## begin SUPPLIED RECORDS

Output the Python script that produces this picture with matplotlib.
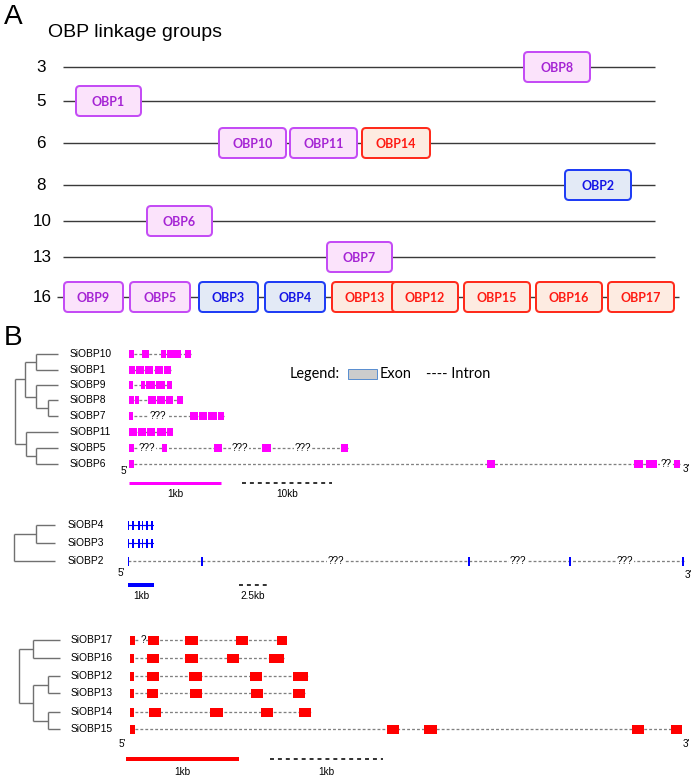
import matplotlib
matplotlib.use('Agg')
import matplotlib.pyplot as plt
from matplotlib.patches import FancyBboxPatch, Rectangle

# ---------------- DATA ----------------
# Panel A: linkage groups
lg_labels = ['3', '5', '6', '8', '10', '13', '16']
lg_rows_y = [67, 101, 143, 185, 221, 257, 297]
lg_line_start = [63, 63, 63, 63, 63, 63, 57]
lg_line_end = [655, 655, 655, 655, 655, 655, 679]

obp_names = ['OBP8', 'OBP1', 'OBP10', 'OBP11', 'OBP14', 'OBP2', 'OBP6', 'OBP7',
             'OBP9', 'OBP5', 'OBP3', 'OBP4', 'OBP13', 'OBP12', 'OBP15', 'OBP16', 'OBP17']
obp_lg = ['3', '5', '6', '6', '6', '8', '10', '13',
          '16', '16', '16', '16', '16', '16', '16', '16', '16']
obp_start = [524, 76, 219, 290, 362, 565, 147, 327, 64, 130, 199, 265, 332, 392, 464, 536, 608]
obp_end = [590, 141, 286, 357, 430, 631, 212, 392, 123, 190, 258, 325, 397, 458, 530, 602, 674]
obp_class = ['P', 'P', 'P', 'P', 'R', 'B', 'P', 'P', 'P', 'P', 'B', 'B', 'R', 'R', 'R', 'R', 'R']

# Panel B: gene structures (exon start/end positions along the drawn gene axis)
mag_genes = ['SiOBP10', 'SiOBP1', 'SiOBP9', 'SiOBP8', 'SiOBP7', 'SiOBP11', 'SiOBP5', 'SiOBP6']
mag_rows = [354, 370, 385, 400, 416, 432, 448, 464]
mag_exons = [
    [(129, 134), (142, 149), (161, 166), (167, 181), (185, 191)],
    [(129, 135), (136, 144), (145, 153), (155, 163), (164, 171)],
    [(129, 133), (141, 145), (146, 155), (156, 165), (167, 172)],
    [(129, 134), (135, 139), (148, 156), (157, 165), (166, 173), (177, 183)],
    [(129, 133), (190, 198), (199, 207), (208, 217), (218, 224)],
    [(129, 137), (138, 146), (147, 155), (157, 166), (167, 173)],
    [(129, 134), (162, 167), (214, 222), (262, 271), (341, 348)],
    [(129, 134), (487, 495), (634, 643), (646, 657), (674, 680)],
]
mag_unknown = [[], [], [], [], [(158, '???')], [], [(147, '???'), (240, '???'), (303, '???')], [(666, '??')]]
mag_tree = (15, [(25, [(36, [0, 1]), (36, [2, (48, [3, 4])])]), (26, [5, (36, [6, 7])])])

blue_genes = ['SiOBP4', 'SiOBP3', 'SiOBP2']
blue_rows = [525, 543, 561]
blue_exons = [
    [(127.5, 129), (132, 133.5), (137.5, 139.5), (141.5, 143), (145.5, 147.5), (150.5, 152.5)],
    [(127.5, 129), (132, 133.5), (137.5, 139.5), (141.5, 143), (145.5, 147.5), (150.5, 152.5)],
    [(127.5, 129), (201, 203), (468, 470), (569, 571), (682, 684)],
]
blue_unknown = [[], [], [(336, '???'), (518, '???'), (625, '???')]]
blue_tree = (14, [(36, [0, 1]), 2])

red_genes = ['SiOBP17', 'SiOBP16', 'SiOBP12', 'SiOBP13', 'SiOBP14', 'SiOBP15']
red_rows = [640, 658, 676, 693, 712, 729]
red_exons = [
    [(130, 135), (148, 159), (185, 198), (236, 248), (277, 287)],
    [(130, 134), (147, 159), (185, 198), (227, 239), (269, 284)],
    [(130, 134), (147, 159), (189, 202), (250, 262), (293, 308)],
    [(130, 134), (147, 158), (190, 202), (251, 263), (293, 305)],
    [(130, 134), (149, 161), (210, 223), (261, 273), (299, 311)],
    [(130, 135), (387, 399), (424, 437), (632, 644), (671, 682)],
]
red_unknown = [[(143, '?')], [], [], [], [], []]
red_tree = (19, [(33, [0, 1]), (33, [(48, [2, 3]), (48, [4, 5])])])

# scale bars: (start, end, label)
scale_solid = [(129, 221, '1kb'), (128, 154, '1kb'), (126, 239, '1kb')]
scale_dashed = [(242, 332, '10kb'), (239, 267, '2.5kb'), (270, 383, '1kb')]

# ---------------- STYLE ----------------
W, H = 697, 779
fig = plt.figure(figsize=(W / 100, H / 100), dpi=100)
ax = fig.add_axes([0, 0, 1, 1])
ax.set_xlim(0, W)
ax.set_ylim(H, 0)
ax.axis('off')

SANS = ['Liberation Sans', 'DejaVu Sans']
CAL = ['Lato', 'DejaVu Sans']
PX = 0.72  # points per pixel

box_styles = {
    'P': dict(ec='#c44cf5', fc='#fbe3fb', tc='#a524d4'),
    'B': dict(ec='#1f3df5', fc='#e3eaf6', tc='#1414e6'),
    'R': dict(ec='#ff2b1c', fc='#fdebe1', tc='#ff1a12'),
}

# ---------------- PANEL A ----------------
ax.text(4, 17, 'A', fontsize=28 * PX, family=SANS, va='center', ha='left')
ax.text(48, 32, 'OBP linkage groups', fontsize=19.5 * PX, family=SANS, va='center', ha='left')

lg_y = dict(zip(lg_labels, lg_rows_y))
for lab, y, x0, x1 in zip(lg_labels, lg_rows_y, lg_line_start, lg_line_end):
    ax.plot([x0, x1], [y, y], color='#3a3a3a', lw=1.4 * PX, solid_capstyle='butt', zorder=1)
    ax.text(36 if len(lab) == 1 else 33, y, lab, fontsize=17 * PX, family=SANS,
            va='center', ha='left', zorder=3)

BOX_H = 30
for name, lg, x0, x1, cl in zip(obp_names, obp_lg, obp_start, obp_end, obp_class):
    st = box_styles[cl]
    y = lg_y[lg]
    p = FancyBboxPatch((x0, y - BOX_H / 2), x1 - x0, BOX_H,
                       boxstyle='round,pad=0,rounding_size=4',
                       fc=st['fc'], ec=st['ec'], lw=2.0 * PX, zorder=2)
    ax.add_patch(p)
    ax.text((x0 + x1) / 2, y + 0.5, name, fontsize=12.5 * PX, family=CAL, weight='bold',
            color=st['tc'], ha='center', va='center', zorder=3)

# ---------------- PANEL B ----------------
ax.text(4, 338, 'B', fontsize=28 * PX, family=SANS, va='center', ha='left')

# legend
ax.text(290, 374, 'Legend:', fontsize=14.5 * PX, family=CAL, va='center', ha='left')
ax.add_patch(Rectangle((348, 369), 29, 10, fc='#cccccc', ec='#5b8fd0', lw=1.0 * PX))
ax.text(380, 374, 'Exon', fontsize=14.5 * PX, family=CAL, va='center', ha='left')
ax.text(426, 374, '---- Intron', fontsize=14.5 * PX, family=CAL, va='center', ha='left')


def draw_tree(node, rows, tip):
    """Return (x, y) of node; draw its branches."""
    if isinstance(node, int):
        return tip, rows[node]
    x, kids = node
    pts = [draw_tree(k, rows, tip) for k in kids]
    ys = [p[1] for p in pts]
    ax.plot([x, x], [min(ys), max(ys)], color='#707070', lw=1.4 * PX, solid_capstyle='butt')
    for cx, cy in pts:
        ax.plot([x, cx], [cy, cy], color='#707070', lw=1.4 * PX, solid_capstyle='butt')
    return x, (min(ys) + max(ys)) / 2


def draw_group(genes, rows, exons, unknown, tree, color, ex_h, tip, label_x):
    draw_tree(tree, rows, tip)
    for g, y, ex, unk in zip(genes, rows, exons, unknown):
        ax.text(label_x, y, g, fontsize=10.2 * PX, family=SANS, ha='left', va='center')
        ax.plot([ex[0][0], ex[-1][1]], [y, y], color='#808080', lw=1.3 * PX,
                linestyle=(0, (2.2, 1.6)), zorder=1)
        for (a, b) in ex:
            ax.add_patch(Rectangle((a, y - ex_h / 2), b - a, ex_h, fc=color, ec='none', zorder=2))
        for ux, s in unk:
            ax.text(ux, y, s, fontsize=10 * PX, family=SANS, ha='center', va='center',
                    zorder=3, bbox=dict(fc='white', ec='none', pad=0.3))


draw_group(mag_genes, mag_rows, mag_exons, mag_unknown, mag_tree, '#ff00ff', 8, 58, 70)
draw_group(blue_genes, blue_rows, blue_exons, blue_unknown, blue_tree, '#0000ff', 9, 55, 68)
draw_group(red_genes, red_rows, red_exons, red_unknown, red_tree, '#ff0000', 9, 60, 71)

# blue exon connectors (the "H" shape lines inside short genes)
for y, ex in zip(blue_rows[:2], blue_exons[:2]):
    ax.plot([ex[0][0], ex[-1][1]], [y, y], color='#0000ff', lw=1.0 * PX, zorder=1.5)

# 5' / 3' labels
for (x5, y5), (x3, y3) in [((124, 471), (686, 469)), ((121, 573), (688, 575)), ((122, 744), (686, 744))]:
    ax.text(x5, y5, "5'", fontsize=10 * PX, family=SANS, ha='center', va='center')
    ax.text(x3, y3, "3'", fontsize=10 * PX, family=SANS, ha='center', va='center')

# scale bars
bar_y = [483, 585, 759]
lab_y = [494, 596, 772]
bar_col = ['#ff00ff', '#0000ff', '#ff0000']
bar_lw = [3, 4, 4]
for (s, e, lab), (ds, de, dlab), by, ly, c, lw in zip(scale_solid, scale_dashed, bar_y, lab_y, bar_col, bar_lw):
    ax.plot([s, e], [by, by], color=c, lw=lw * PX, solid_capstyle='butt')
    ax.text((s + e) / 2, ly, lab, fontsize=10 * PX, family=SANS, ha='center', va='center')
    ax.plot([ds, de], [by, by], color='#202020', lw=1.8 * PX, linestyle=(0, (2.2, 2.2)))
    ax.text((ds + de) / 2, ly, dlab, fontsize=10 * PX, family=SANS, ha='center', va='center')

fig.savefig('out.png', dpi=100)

## end SUPPLIED RECORDS
## begin SUPPLIED RECORDS

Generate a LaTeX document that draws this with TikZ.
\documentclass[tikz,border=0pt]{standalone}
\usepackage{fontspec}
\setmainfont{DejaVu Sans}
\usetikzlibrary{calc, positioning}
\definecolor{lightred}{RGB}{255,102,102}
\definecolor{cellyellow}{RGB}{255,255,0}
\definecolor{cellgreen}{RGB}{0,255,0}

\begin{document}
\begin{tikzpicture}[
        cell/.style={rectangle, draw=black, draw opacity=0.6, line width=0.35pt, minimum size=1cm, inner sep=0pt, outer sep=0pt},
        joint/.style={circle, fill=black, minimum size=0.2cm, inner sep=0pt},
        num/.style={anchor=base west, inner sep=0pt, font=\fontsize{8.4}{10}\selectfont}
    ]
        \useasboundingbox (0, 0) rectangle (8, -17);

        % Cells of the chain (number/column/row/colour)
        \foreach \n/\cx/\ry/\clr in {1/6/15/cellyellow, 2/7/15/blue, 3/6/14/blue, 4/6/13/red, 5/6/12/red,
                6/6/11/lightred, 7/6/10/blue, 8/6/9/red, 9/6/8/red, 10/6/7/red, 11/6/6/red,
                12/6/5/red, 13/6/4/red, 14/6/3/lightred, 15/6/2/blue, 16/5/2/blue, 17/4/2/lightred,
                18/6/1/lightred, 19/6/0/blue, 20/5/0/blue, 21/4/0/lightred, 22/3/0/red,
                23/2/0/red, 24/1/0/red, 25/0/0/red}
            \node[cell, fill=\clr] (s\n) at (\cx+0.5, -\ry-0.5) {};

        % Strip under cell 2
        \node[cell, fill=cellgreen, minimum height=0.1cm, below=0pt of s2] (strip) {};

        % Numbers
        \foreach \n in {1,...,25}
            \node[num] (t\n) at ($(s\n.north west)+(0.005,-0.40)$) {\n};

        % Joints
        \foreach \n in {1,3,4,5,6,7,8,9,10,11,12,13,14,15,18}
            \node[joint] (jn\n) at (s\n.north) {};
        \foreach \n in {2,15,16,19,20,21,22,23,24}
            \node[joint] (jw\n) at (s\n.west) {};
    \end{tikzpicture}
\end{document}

## end SUPPLIED RECORDS

◆ PROBLEM STATEMENT ◆
Start at the line above containing "Output the Python" and stop at the line containing "lg_line_end = [655, 655, 655, 655, 655, 655, 679]": print those lines and everything between them exactly, but not the pictures.

◆ RESPONSE TO THE EXERCISE ◆
Output the Python script that produces this picture with matplotlib.
import matplotlib
matplotlib.use('Agg')
import matplotlib.pyplot as plt
from matplotlib.patches import FancyBboxPatch, Rectangle

# ---------------- DATA ----------------
# Panel A: linkage groups
lg_labels = ['3', '5', '6', '8', '10', '13', '16']
lg_rows_y = [67, 101, 143, 185, 221, 257, 297]
lg_line_start = [63, 63, 63, 63, 63, 63, 57]
lg_line_end = [655, 655, 655, 655, 655, 655, 679]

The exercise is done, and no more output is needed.